Brief: Without the pictures, output the records below word for word.

(Source code of charts)
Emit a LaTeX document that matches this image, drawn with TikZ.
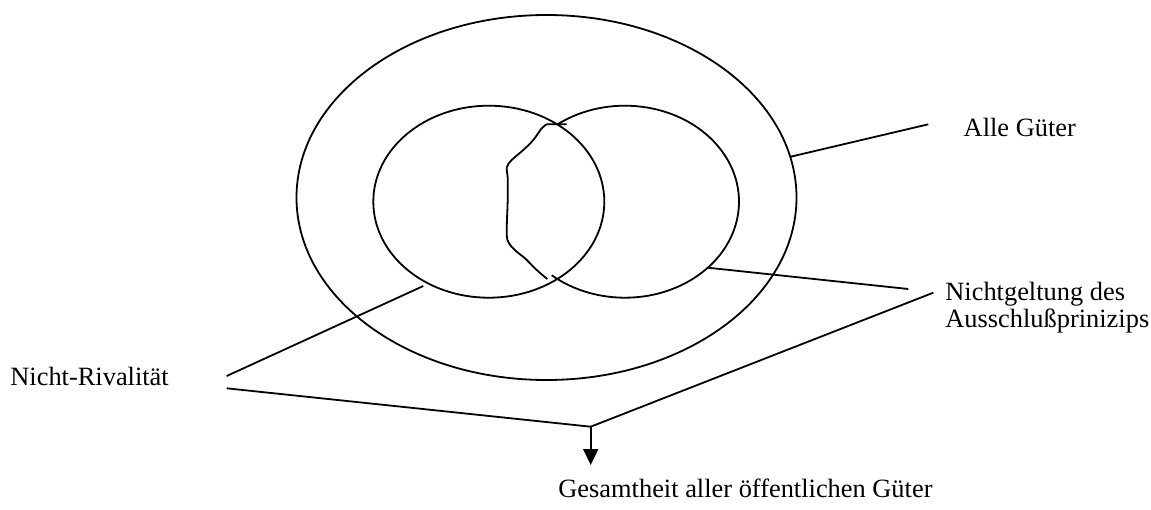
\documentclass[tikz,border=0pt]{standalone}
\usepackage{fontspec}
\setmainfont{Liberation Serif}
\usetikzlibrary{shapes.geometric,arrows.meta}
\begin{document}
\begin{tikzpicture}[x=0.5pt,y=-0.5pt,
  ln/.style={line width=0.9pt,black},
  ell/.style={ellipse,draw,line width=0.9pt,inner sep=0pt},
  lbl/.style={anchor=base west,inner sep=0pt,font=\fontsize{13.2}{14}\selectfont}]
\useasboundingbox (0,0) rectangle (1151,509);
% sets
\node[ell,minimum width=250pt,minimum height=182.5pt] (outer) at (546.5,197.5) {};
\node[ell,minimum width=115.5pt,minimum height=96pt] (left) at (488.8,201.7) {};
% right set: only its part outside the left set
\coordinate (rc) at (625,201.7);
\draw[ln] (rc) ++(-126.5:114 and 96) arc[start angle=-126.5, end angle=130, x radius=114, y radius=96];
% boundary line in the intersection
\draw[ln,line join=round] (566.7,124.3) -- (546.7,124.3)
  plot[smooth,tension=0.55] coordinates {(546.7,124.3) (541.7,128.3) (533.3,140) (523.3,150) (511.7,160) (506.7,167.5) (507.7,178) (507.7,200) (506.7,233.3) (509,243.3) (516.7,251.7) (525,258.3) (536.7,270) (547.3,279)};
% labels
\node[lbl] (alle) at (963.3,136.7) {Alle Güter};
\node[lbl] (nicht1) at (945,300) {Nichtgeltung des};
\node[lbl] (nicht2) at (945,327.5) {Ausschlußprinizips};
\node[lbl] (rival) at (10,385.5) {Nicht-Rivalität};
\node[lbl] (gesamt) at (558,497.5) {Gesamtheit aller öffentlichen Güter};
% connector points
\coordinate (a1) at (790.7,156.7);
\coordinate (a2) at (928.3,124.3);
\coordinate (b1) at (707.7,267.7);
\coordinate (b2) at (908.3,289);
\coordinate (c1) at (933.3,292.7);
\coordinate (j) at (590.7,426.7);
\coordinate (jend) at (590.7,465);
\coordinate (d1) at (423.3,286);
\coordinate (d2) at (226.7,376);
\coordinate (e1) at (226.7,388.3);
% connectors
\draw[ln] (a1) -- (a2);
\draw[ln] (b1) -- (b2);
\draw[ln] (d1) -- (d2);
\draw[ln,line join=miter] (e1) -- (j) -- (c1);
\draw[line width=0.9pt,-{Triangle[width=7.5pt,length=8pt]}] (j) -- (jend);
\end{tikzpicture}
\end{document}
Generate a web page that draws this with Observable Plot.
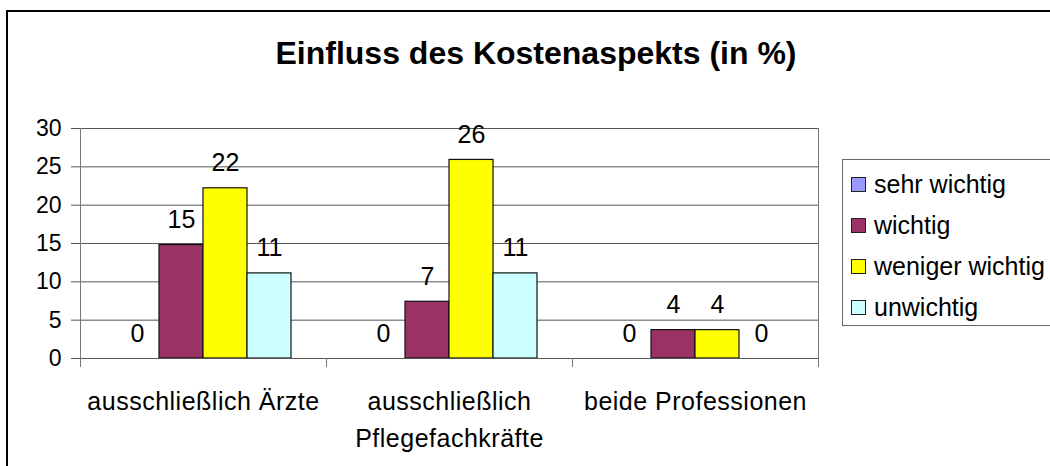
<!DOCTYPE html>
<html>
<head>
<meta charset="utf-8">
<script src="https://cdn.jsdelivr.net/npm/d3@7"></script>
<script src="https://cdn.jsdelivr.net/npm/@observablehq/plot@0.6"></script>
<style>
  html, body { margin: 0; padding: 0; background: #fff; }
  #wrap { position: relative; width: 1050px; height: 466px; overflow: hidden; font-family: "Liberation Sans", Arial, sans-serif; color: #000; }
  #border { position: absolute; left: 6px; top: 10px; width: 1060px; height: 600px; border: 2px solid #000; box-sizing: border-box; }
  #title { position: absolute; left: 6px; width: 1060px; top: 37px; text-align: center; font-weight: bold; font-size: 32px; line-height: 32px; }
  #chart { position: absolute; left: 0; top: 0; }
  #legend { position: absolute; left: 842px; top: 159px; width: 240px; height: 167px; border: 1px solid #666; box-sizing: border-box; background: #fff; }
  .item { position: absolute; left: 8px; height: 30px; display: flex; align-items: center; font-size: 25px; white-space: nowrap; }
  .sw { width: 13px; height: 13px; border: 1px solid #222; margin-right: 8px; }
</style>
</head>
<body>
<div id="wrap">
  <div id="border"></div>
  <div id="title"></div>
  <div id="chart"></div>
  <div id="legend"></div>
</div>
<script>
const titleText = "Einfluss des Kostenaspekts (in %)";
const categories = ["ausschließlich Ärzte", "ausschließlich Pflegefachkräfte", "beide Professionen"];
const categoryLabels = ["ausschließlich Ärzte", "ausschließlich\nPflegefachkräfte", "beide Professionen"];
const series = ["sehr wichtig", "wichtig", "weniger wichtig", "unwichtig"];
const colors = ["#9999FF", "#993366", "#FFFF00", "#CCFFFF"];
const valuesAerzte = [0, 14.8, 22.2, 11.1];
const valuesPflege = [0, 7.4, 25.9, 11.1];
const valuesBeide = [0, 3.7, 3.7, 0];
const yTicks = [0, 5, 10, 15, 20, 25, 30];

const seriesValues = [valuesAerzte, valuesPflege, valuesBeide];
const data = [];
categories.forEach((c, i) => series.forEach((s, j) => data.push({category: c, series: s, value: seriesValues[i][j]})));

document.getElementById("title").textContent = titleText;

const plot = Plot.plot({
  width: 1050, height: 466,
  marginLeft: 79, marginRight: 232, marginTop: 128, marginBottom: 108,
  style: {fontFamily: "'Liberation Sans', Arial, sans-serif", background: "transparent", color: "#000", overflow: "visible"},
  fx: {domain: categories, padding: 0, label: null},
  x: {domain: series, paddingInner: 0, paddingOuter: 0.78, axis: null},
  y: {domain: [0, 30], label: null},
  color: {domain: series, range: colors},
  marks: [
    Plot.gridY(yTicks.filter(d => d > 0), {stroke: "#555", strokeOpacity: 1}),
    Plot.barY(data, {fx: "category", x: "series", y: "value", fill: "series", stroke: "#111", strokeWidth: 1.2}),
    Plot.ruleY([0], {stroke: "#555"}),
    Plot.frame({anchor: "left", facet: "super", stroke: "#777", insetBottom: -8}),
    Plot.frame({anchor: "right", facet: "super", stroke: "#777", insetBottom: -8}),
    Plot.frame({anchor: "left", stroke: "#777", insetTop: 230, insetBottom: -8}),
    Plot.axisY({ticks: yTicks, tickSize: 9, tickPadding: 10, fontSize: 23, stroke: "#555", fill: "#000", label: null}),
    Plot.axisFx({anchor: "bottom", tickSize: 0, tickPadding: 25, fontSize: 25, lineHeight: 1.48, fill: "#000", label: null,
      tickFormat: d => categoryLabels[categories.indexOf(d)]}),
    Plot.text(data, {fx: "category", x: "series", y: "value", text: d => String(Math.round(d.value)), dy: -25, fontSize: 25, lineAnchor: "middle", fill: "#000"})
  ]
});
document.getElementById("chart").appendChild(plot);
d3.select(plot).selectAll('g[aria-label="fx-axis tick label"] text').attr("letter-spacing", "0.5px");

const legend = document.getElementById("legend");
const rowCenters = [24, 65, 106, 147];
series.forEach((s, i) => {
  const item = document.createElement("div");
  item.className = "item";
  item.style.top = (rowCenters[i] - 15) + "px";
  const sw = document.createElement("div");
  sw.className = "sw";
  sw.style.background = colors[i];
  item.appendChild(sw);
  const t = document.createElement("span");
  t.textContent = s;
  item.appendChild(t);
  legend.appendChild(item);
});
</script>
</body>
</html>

Written reply:
Emit a LaTeX document that matches this image, drawn with TikZ.
\documentclass[tikz,border=0pt]{standalone}
\usepackage{fontspec}
\setmainfont{Liberation Serif}
\usetikzlibrary{shapes.geometric,arrows.meta}
\begin{document}
\begin{tikzpicture}[x=0.5pt,y=-0.5pt,
  ln/.style={line width=0.9pt,black},
  ell/.style={ellipse,draw,line width=0.9pt,inner sep=0pt},
  lbl/.style={anchor=base west,inner sep=0pt,font=\fontsize{13.2}{14}\selectfont}]
\useasboundingbox (0,0) rectangle (1151,509);
% sets
\node[ell,minimum width=250pt,minimum height=182.5pt] (outer) at (546.5,197.5) {};
\node[ell,minimum width=115.5pt,minimum height=96pt] (left) at (488.8,201.7) {};
% right set: only its part outside the left set
\coordinate (rc) at (625,201.7);
\draw[ln] (rc) ++(-126.5:114 and 96) arc[start angle=-126.5, end angle=130, x radius=114, y radius=96];
% boundary line in the intersection
\draw[ln,line join=round] (566.7,124.3) -- (546.7,124.3)
  plot[smooth,tension=0.55] coordinates {(546.7,124.3) (541.7,128.3) (533.3,140) (523.3,150) (511.7,160) (506.7,167.5) (507.7,178) (507.7,200) (506.7,233.3) (509,243.3) (516.7,251.7) (525,258.3) (536.7,270) (547.3,279)};
% labels
\node[lbl] (alle) at (963.3,136.7) {Alle Güter};
\node[lbl] (nicht1) at (945,300) {Nichtgeltung des};
\node[lbl] (nicht2) at (945,327.5) {Ausschlußprinizips};
\node[lbl] (rival) at (10,385.5) {Nicht-Rivalität};
\node[lbl] (gesamt) at (558,497.5) {Gesamtheit aller öffentlichen Güter};
% connector points
\coordinate (a1) at (790.7,156.7);
\coordinate (a2) at (928.3,124.3);
\coordinate (b1) at (707.7,267.7);
\coordinate (b2) at (908.3,289);
\coordinate (c1) at (933.3,292.7);
\coordinate (j) at (590.7,426.7);
\coordinate (jend) at (590.7,465);
\coordinate (d1) at (423.3,286);
\coordinate (d2) at (226.7,376);
\coordinate (e1) at (226.7,388.3);
% connectors
\draw[ln] (a1) -- (a2);
\draw[ln] (b1) -- (b2);
\draw[ln] (d1) -- (d2);
\draw[ln,line join=miter] (e1) -- (j) -- (c1);
\draw[line width=0.9pt,-{Triangle[width=7.5pt,length=8pt]}] (j) -- (jend);
\end{tikzpicture}
\end{document}
Generate a web page that draws this with Observable Plot.
<!DOCTYPE html>
<html>
<head>
<meta charset="utf-8">
<script src="https://cdn.jsdelivr.net/npm/d3@7"></script>
<script src="https://cdn.jsdelivr.net/npm/@observablehq/plot@0.6"></script>
<style>
  html, body { margin: 0; padding: 0; background: #fff; }
  #wrap { position: relative; width: 1050px; height: 466px; overflow: hidden; font-family: "Liberation Sans", Arial, sans-serif; color: #000; }
  #border { position: absolute; left: 6px; top: 10px; width: 1060px; height: 600px; border: 2px solid #000; box-sizing: border-box; }
  #title { position: absolute; left: 6px; width: 1060px; top: 37px; text-align: center; font-weight: bold; font-size: 32px; line-height: 32px; }
  #chart { position: absolute; left: 0; top: 0; }
  #legend { position: absolute; left: 842px; top: 159px; width: 240px; height: 167px; border: 1px solid #666; box-sizing: border-box; background: #fff; }
  .item { position: absolute; left: 8px; height: 30px; display: flex; align-items: center; font-size: 25px; white-space: nowrap; }
  .sw { width: 13px; height: 13px; border: 1px solid #222; margin-right: 8px; }
</style>
</head>
<body>
<div id="wrap">
  <div id="border"></div>
  <div id="title"></div>
  <div id="chart"></div>
  <div id="legend"></div>
</div>
<script>
const titleText = "Einfluss des Kostenaspekts (in %)";
const categories = ["ausschließlich Ärzte", "ausschließlich Pflegefachkräfte", "beide Professionen"];
const categoryLabels = ["ausschließlich Ärzte", "ausschließlich\nPflegefachkräfte", "beide Professionen"];
const series = ["sehr wichtig", "wichtig", "weniger wichtig", "unwichtig"];
const colors = ["#9999FF", "#993366", "#FFFF00", "#CCFFFF"];
const valuesAerzte = [0, 14.8, 22.2, 11.1];
const valuesPflege = [0, 7.4, 25.9, 11.1];
const valuesBeide = [0, 3.7, 3.7, 0];
const yTicks = [0, 5, 10, 15, 20, 25, 30];

const seriesValues = [valuesAerzte, valuesPflege, valuesBeide];
const data = [];
categories.forEach((c, i) => series.forEach((s, j) => data.push({category: c, series: s, value: seriesValues[i][j]})));

document.getElementById("title").textContent = titleText;

const plot = Plot.plot({
  width: 1050, height: 466,
  marginLeft: 79, marginRight: 232, marginTop: 128, marginBottom: 108,
  style: {fontFamily: "'Liberation Sans', Arial, sans-serif", background: "transparent", color: "#000", overflow: "visible"},
  fx: {domain: categories, padding: 0, label: null},
  x: {domain: series, paddingInner: 0, paddingOuter: 0.78, axis: null},
  y: {domain: [0, 30], label: null},
  color: {domain: series, range: colors},
  marks: [
    Plot.gridY(yTicks.filter(d => d > 0), {stroke: "#555", strokeOpacity: 1}),
    Plot.barY(data, {fx: "category", x: "series", y: "value", fill: "series", stroke: "#111", strokeWidth: 1.2}),
    Plot.ruleY([0], {stroke: "#555"}),
    Plot.frame({anchor: "left", facet: "super", stroke: "#777", insetBottom: -8}),
    Plot.frame({anchor: "right", facet: "super", stroke: "#777", insetBottom: -8}),
    Plot.frame({anchor: "left", stroke: "#777", insetTop: 230, insetBottom: -8}),
    Plot.axisY({ticks: yTicks, tickSize: 9, tickPadding: 10, fontSize: 23, stroke: "#555", fill: "#000", label: null}),
    Plot.axisFx({anchor: "bottom", tickSize: 0, tickPadding: 25, fontSize: 25, lineHeight: 1.48, fill: "#000", label: null,
      tickFormat: d => categoryLabels[categories.indexOf(d)]}),
    Plot.text(data, {fx: "category", x: "series", y: "value", text: d => String(Math.round(d.value)), dy: -25, fontSize: 25, lineAnchor: "middle", fill: "#000"})
  ]
});
document.getElementById("chart").appendChild(plot);
d3.select(plot).selectAll('g[aria-label="fx-axis tick label"] text').attr("letter-spacing", "0.5px");

const legend = document.getElementById("legend");
const rowCenters = [24, 65, 106, 147];
series.forEach((s, i) => {
  const item = document.createElement("div");
  item.className = "item";
  item.style.top = (rowCenters[i] - 15) + "px";
  const sw = document.createElement("div");
  sw.className = "sw";
  sw.style.background = colors[i];
  item.appendChild(sw);
  const t = document.createElement("span");
  t.textContent = s;
  item.appendChild(t);
  legend.appendChild(item);
});
</script>
</body>
</html>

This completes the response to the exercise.